Friday, May 31, 2013

Sandpaper….and life.

sand2

Maybe I used to live a life that SEEPED with guilt and unhappiness ….

Maybe I did things that you would NEVER believe……..

Maybe the person I was is a MILLION miles from  the person I AM…..

Maybe it feels like I have stolen memories  from a faraway land….

Maybe as I have gotten older I have realized that THOSE things make me who I am today….

and at the same time….

they

don’t.

I was having a conversation with a friend the other day and we were “discussing” someone we both “know”.  She was talking about all the things that this girl had done to make my friend not like her.

It was a string of things.

A list.

A long list.

One of the things she said was something about something she had done at 17.   The girl is 26 or so now.

It really struck me in that moment.

Jeez…I hope people don’t judge me by the things I did when I was 17.

Whoa…..there were a lot of “things” I did I am not proud of.

And for the most part…I don’t know why I did them.

I didn’t come from a terrible background…I had parents who loved me.  I went to a good school.  I was popular.  I had friends.

I

had

a

great

life.

But for some reason……I was unhappy.  I was aching.

At the time it never made sense to me.

Well….Actually-  I never thought about it.

It never crossed my mind at 17 to THINK about why I was doing what I was doing.

When I think about it now…

it

seems

so

clear.

I wanted to rebel….against SOMETHING.

It was my rebel soul stirring. preparing me.

I wanted to rebel against myself, my parents, my friends, but MOSTLY…my all American life.  You know the one everyone dreams of??? 

The life where ….

I live in not 1 but 2 NICE houses, I had a car, loving, devoted parents, a nice school, family and friends.

But still……..

I wanted to FEEL rebellious.

That neat, tidy life didn’t “fit” me very well.  I wanted it to.  I put up a good front.   I wore a pretty mask.  But…it. didn’t. fit.

NOW….

I understand now that it was just me struggling thru the corners and tunnels of soul.  Without even knowing it.  I was strengthening myself for THIS LIFE.

I was a rebel in training.

All that rebelling was preparing me for the biggest act of rebellion of all….

Following God and walking IN my faith.

Which is a TOTALLY rebellious thing to do these days.

That life was like SANDPAPER for my soul.

Fine grit sandpaper. 

It made me WHO I AM.

That struggle defined me.

That struggle MADE me. 

Because after all that debauchery and fun, after all that “rebelling” ...

the true test was when God truly came into my life.

The true test would be finding a balance in my life between who I was and who I was becoming.

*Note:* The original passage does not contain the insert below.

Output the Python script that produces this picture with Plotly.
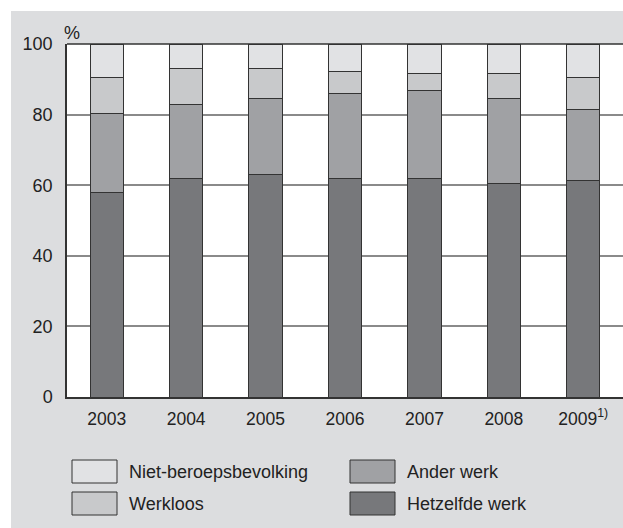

And little did I know….all that rebellion and “living”  was exactly what I needed to get back to the core of  myself.

Back to the “I-n-I”.

That life made me realize that true rebellion happens on the inside…

it happens when….

you LIVE your life to the fullest,

when you stand in your faith,

when you shine your light,

and

when you help others find theirs.

That is the essence or rebellion.

Sometimes its fine grit and sometimes it is rough grit.

But it is really the GRIT that matters.

As I write this today…I am eternally grateful for that life because as hard as it was…..

It made me.

Wednesday, May 15, 2013

Deep.

hourglass

I ran a bath and told the kids to read for 30 min and I set a timer.

I settled in with some parenting book that I brought in with me.

I figured I had 30 min to myself…well, 20 if I was lucky.

Kids….I sat thinking about how life was strange.

How did I get to THIS point in my life?

How did I get to a point where I have a bunch of kids that are growing literally in front of me.

How?

When?

WHY?

Why does it feel like days slip thru my fingers like sand while I desperately try and grasp them before they slip away?

Why does it feel like things are changing so fast that I am having a hard time “keeping up”?

Then I heard something…something. different.

I turned off the bathwater and listened carefully….

Someone was talking.

It wasn’t the kids.

It was a man…..in the house?

My heart started racing…..

I quickly jumped out of the bath and wrapped up in a towel.

I ran, still wet into the hallway and stuck my head into the living room….

all the kids looked up startled.

“What’s wrong Mom?  Why did you get out of the bath?” said Shasha.

I looked around the room confused.

I know I heard a MAN.

“I thought I heard someone talking….like a MANS voice.”

They all looked at each other and shrugged.

Then Zeek said , in a strikingly deep voice that I swear he didn’t have when I went into the BATH, “It was me Mom.  I was the only one talking.”

I stood there for a minute in total confusion.

That couldn’t have been Zeek…it was a MANS voice.

I looked again…..nope, he was the only one there.

It was happening….we were changing.  Right. before. my. eyes.

I slowly walked back to the bath a little more AWARE of just how quickly the sand is actually falling thru my fingers.

and

a little bit more desperate to keep days from slipping away.